The repair held up perfectly against the rain, but each tie the lightning lit up the tent, the shape of the poncho draped over it cast a terrifying silhouette resembling something between Darth Vader and Batman. In the morning the weather was clear and we had train set-like view of the small farm and station houses we had camped above. We followed the path of a stream up through an increasingly narrow gorge, clambering up over waterfalls and through rivulets of chocolate coloured mud until we emerged into a spectacular canyon landscape. It was an incredible amphitheater of red and brown hued rock formations and columns. The mud unleashed by the previous night’s downpour was now drying in the afternoon sun and looked so chocolatey it looked truly delicious. In fact we nicknamed the whole place the Chocolate Factory!
The scenery and isolated location were breath-taking and we spent the day exploring, taking photos and relaxing in the sun. Several hours were taken up searching for a water source, as despite all the rain it was difficult to find a source that wouldn’t clog up my water filter in minutes. Eventually we fashioned a small irrigation system from some water seeping down a rock and managed to devise a way of collecting it from a steady drip. The night was spent round a camp fire, over which we cooked rice pudding and then breakfast in the morning. Even my stupidity (I left my phone on the of hill whilst trying to take photos) and a pesky tick (which I woke up to see sinking its head into my hand in the morning) couldn’t spoil the beauty of the location (both survived – I found retrieve the phone in the morning and pulled the tick out without any trouble) and we were all reluctant to trek, slide and squish our way back down the gorge to the main road and hitch hike back to the city.
We were back in Bishkek in time for May 9th is Victory Day in Kyrgyzstan, a national across all of the former Soviet Union states marking the end of fighting in World War II and I had expected a military parade or something similar. It transpired that there was the choice between some kind of rally and the national sport of kokburu at the city’s hippodrome. Having heard so much about this sport previously, I opted for the latter. After a quick bite of Shashlik (kebab) to eat at the street stalls outside the stadium, we squeezed our way onto the packed steps in the stands and tried to figure out the seething mass of horses, riders, mud and dead goat that is kokburu.
Basically two teams are trying to get the beheaded body of a pretty heavy looking goat into concave mounds at each end of the pitch to score. It starts off as a game of cat and mouse as one rider tries to position his horse beside the goat in order to be able to haul it up off the ground. As soon as the goat leaves the ground the opposition player tries to intervene by trying to grab the goat, knock the opponent off, ram the horse or seemingly any means possible. There is a mad scramble as the rider accelerates off in the direction of the goal and then another flurry of horses and riders charging, shoving and wrestling each other. The horsemanship is something to marvel at, as is the unflinching commitment and obedience shown by the horses themselves, but this is definitely not a spectator sport for the faint hearted or weak stomached.

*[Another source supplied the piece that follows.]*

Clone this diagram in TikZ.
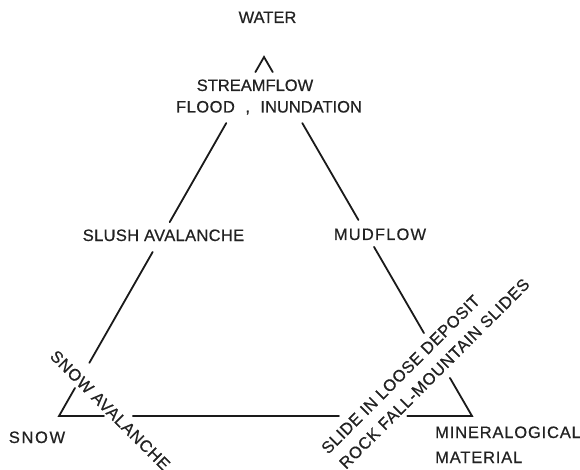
\documentclass[tikz,border=0pt]{standalone}
\usepackage{fontspec}
\setmainfont{Liberation Sans}[FakeBold=0.5]
\usetikzlibrary{calc}
\definecolor{linecol}{HTML}{1A1A1A}
\definecolor{txtcol}{HTML}{222222}
\newcommand\lsp[2]{{\addfontfeatures{LetterSpace=#1}#2}}
\begin{document}
\begin{tikzpicture}[x=1pt,y=-1pt,
  edge/.style={line width=1.8pt, draw=linecol, line cap=round},
  lbl/.style={text=txtcol, inner sep=0pt, font=\fontsize{16.5}{20}\selectfont}]
\useasboundingbox (0,0) rectangle (580,470);
\fill[white] (0,0) rectangle (580,470);
% triangle corners
\coordinate (A) at (264,57);
\coordinate (B) at (59,416);
\coordinate (C) at (472,416);
% apex caret
\draw[edge] ($(A)!0.042!(B)$) -- (A) -- ($(A)!0.042!(C)$);
% left edge
\draw[edge] ($(A)!0.184!(B)$) -- ($(A)!0.46!(B)$);
\draw[edge] ($(A)!0.543!(B)$) -- ($(A)!0.852!(B)$);
\draw[edge] ($(A)!0.922!(B)$) -- (B) -- ($(B)!0.109!(C)$);
% bottom edge
\draw[edge] ($(B)!0.179!(C)$) -- ($(B)!0.678!(C)$);
\draw[edge] ($(B)!0.843!(C)$) -- (C) -- ($(A)!0.894!(C)$);
% right edge
\draw[edge] ($(A)!0.184!(C)$) -- ($(A)!0.454!(C)$);
\draw[edge] ($(A)!0.529!(C)$) -- ($(A)!0.769!(C)$);
% labels
\node[lbl, anchor=base] (water) at (267.5,23) {WATER};
\node[lbl, anchor=base] (stream) at (255,91) {STREAMFLOW};
\node[lbl, anchor=base] (flood) at (269,112.5) {\lsp{3}{FLOOD}\hspace{10.5pt},\hspace{10.5pt}INUNDATION};
\node[lbl, anchor=base] (slush) at (163.5,241) {\lsp{2}{SLUSH AVALANCHE}};
\node[lbl, anchor=base] (mud) at (380,240) {\lsp{7}{MUDFLOW}};
\node[lbl, anchor=base] (snow) at (37,443) {\lsp{10}{SNOW}};
\node[lbl, anchor=base west] (mineral) at (435,438) {\lsp{5}{MINERALOGICAL}};
\node[lbl, anchor=base west] (material) at (435,463) {\lsp{5}{MATERIAL}};
\node[lbl, rotate=-45, anchor=west] (snowav) at (53,353) {\lsp{4}{SNOW AVALANCHE}};
\node[lbl, rotate=45, anchor=west] (slide) at (324,451) {\lsp{3}{SLIDE IN LOOSE DEPOSIT}};
\node[lbl, rotate=45, anchor=west] (rock) at (342,466) {\lsp{4}{ROCK FALL-MOUNTAIN SLIDES}};
\end{tikzpicture}
\end{document}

Back at home I had a long repair list of broken kit after our little adventure. In 6 days I had managed to:
- Rip my tent
- Break my stove
- Block my water filter and split the supply pouch
- Rip my water proof trousers
- Crack my water bottle
- Torn part of the soles off my boots
So there was plenty of fixing to do, it was good to have been back on the road and to have laughed so much again. And I was ready to go again before I went to pick up my Kygyz visa the next morning.